Collins initiated investigation into neighborhoods departmentWritten by Caitlin McGlade | | email@example.com
When Toledo City Councilman D. Michael Collins asserted in November that council should investigate potential foul play within the neighborhoods department, he felt his appeal was dismissed as “political grandstanding.”
But Collins’ involvement in the investigation goes much deeper than that call for action.
In August, contractors approached Collins with stories of bid rigging and intimidation from the city department. He said he listened and started digging through public records. As word began to spread about his research, calls flooded in with more tips.
He and his legislative aide, Lisa Renee Ward (a former Toledo Free Press Web editor), compared bids and found that two separate proposals were nearly identical. He found that an accountant group working on a city deal had walked away from a community development corporation, citing the city was not cooperating with required records transfers. He conducted cross-examination interviews with contractors about bid rigging and found that all of the stories mirrored each other.
As a District 2 councilman with little experience with community development corporations, Collins said he relied on his 20-plus years of experience as a police investigator to muck through all of the numbers, interviews, receipts and contractor bids.
He didn’t ask for help. But around the same time, Councilman Adam Martinez — who chairs the neighborhood department committee — had heard rumors.
And Councilman Steve Steel told Toledo Free Press he had actually started working on some research of his own.
Martinez said the buzz he’d heard was just that: a rumor. When the poor economy is bearing down on contractors, they generally tend to get disgruntled if their bid isn’t chosen, he said. No contractor had approached him directly so he assumed that the contractors did not fully understand the bidding process.
“I had only heard rumors and hearsay and allegations but nothing concrete,” Martinez said. “Had I had any firsthand knowledge that was concrete and credible, I certainly would have turned it over to the administration for further review or the police if necessary.”
Sam Khalaf of Csk Construction said he approached Steel after a mysterious folder appeared in his mailbox detailing a bid that was chosen over his. The file had nearly identical line items.
Prior to this, Khalaf had lost three bids that he had submitted.
Steel said meeting the contractor prompted him to start researching. He also mentioned what he’d heard to Martinez. But Steel’s public records request took longer than he thought and the story broke by the time he started zeroing in on his findings.

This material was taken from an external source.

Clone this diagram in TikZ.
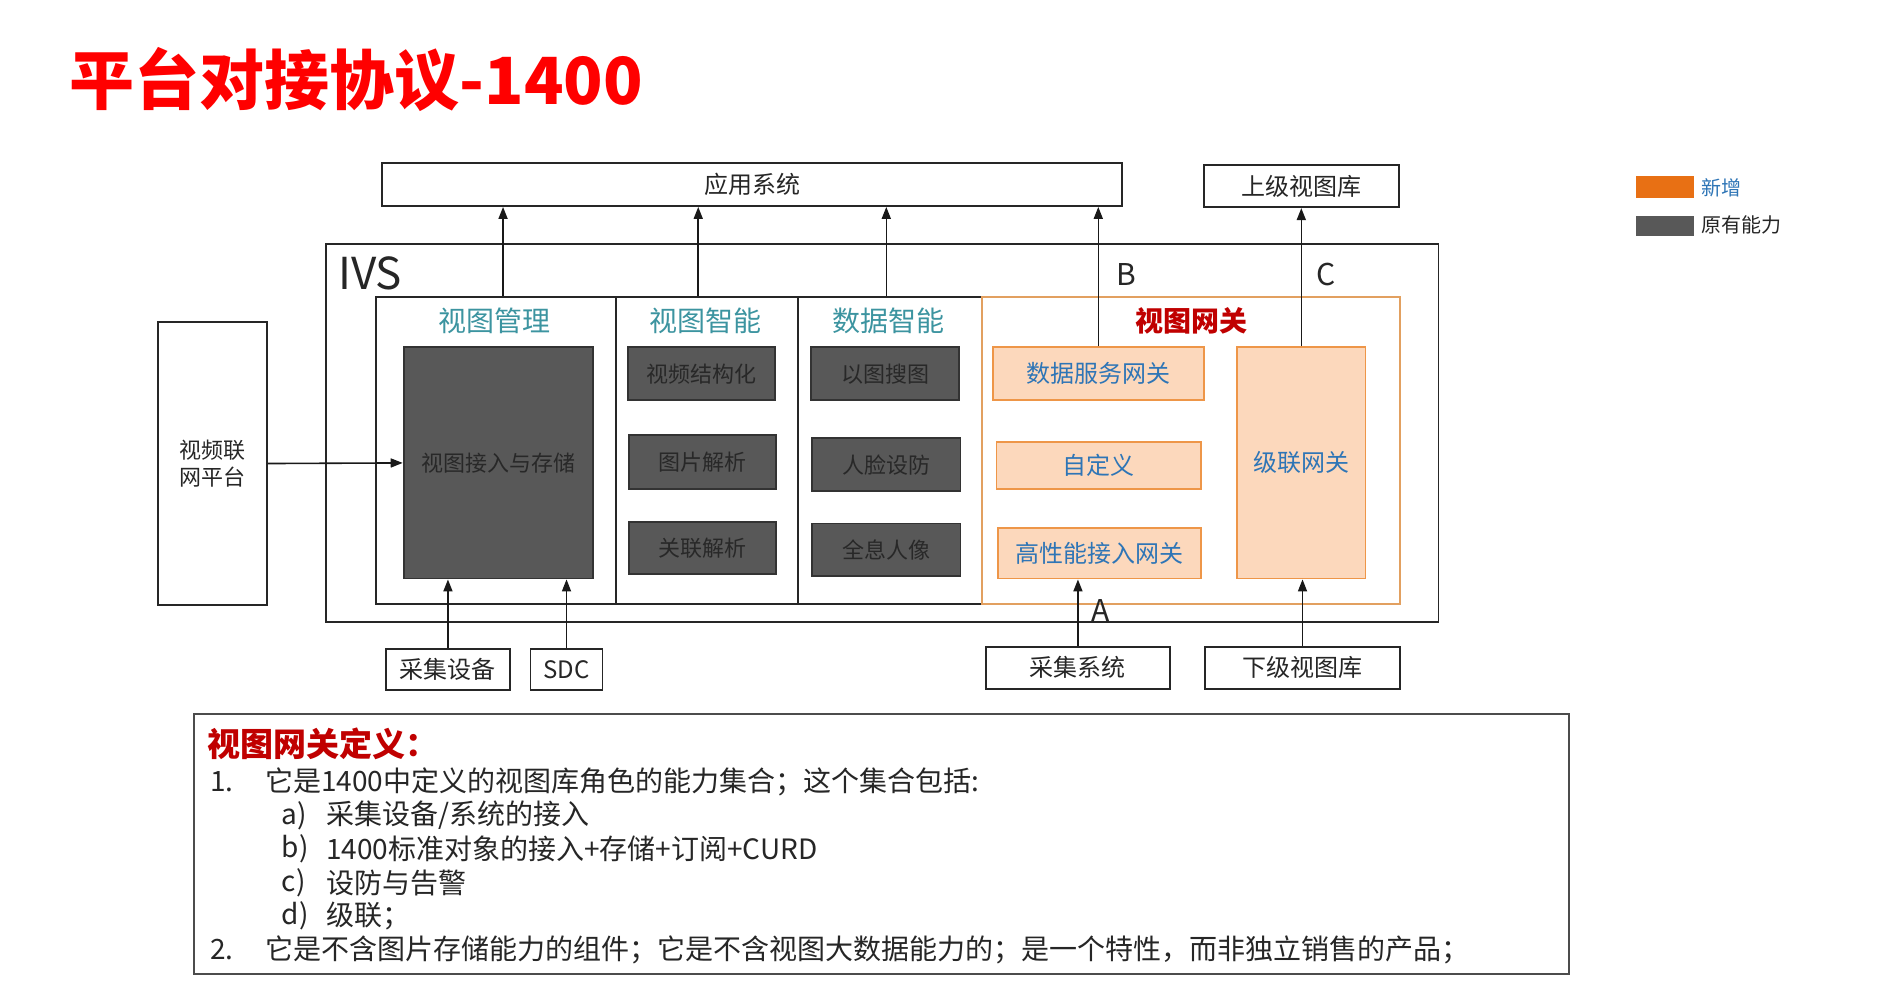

Khalaf later contacted Collins. He said he was not the first contractor to report to councilmembers, but that he feels justice is being done.
“I appreciate what [Council] did,” he said. “Things got a little bit hard working the last year.”
By November, Collins was ready to release his story. He said if he had found anything that warranted a criminal investigation, he would have gone to the prosecutor. He gave his research to the media instead of Mayor Mike Bell’s administration because he didn’t think he would be taken seriously. Also, reviewing various documents had made him lose trust that the administration would investigate.
The two incidences that convinced Collins to bypass the Bell administration involved former Housing Manager Jody Prude and former rehab specialist Toni Thomas. Collins said a police officer told him that her supervisor directed her not to charge Prude with falsification after she wrecked her car, left the scene and reported it stolen. Collins notified a city official but nothing was done.
The other decision that bothered him related to Thomas. A community development corporation (CDC) reported that Thomas was being too overbearing and the administration dealt with the complaint by curtailing all of Thomas’ interactions with that CDC, instead of investigating how she handled others, Collins said.
“I firmly believe that had I not taken the steps I took, nothing would have ever been revealed to the extent that it is today,” Collins said.
“I find it both disappointing and disturbing that an elected official with knowledge of problems in any city department would choose to use that information for media grandstanding as opposed to reporting it through the appropriate channels to ensure the issues are addressed,” said Jen Sorgenfrei, the mayor’s spokesperson.
The administration has since launched an investigation, demoting Thomas and Prude. Department of Neighborhoods Director Kattie Bond and Housing Commissioner Mike Badik were fired.
Bond and Badik held those positions throughout former mayor Carty Finkbeiner’s administration. Collins said his research revealed that the most egregious neighborhoods department infractions have struck more recently, under Bell.
“I found nothing that could compare with what was going on under the Bell administration,” he said. “For [Prude and Thomas] to be still employed and for Michael Badik, who did nothing wrong, to be placed in the situation he’s in, in my opinion, is characteristic of creating a scapegoat,” Collins said.
Sorgenfrei asserted that the administration has not found any concrete examples of bid rigging or criminal activity.
Collins said this ordeal hasn’t made him any more popular on the 21st floor of One Government Center, where Council offices are located.
“My public statements can be conveniently described as an attempt to build a political staircase in seeking the office of the mayor of the City of Toledo and I frankly find that reprehensible because my work as a police officer was never designed to create the opportunity to become chief,” Collins said. “One would ask, are you planning on a campaign against Mike Bell and is this the kickoff? The answer is no. I was elected in November of 2011 as the Council member representing District 2 in Toledo and that is a position that I fully anticipate completing.”